Figure 1. Northwestern Indiana (NWI) and the Illinois portion of the Chicago metropolitan area.
- Leverage a prior study examining the spatial distribution and accessibility of multiple ecosystem services throughout the Chicago metro region. The prior study provided context on the distribution of various ecosystem services, including hydrologic, across three Northwestern Indiana counties (Lake, Porter, and LaPorte) and (2) produced a spatial assessment of accessibility that accounted for local demographics and spatial factors that enable accessibility.
- Learn about perceptions, attitudes and awareness of ecosystem services and identify additional factors that might influence provisioning-consumption dynamics within these communities. We administered a online survey to ecosystem service beneficiaries of urban areas (by sharing the survey link through community organizations’ social media) and by targeted sampling (using a third-party data collection platform).
Principal Investigator Dr. Brady Hardiman is an Assistant Professor of Urban Ecology in the Department of Forestry and Natural Resources at Purdue University.
Co-Principal Investigator Dr. Mayra Rodriguez Gonzalez recently completed her Ph.D. in the Department of Forestry and Natural Resources at Purdue University and will continue this research as a post doctoral researcher.
Major Conclusions & Significance
Urban greenscapes provide essential ecosystem services that regulate water quality. Our social survey of Northwestern Indiana residents revealed:
- Low-income residents are less likely to have vegetation on their property and their related expenses are their major concern when considering nearby areas with greenspace.
- As such, income predicts resident valuation, preferences, and delivery for most service types. This was further supported by our spatial mapping of ecosystem services leveraged from our previous study.
- Involvement of survey respondents in environmental advocacy or an environmental profession (i.e., eco-involvement) was a good indicator for service valuation, especially for services relating to hydrological regulation.
- Eco-involved individuals frequented areas with rain gardens the most, potentially due to their environmental-centered purpose.
- The closer to Chicago, the greater concern residents have in relation to stormwater retention and flooding. Meanwhile, the further from it (like in the three Indiana counties of the metropolitan region, which are closer to the outskirts of the extent), the greater concern residents have in relation to water purification and clean water provisioning.
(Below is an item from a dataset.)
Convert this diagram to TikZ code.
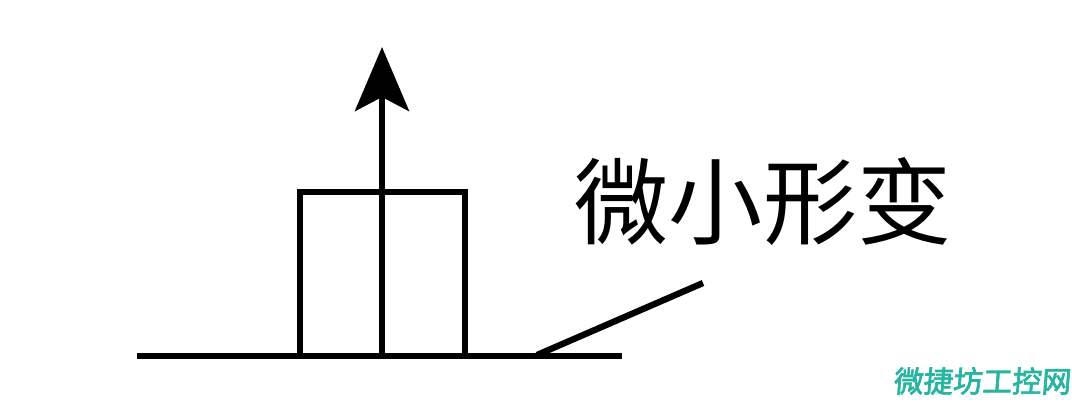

What Does This Mean For Indiana?
The insights gained from this project support past research on service distribution disparities and nature valuation related to pro-environmental behavior. Our results also support previous findings that high-income individuals have more private greenspace. Our results also emphasize that lack of access to private greenspaces by low-income residents could translate into relying on lower water quality and poorly maintained public greenspaces, sacrificing access to preventative benefits such as flooding prevention and water purification. Differences in concerns relating to the different types of hydrologic services are likely to relate to the urban-rural context, as urban residents are more likely to face issues relating to stormwater runoff while rural residents and many Indiana communities may be relying on groundwater sources for irrigation.
Training The Next Generation
One of the missions of the Indiana Water Resources Research Center, and all Water Centers, is to train the next generation of water scientists. This project successfully funded research for one Ph.D. student within Dr. Hardiman’s lab and trained five undergraduate research students.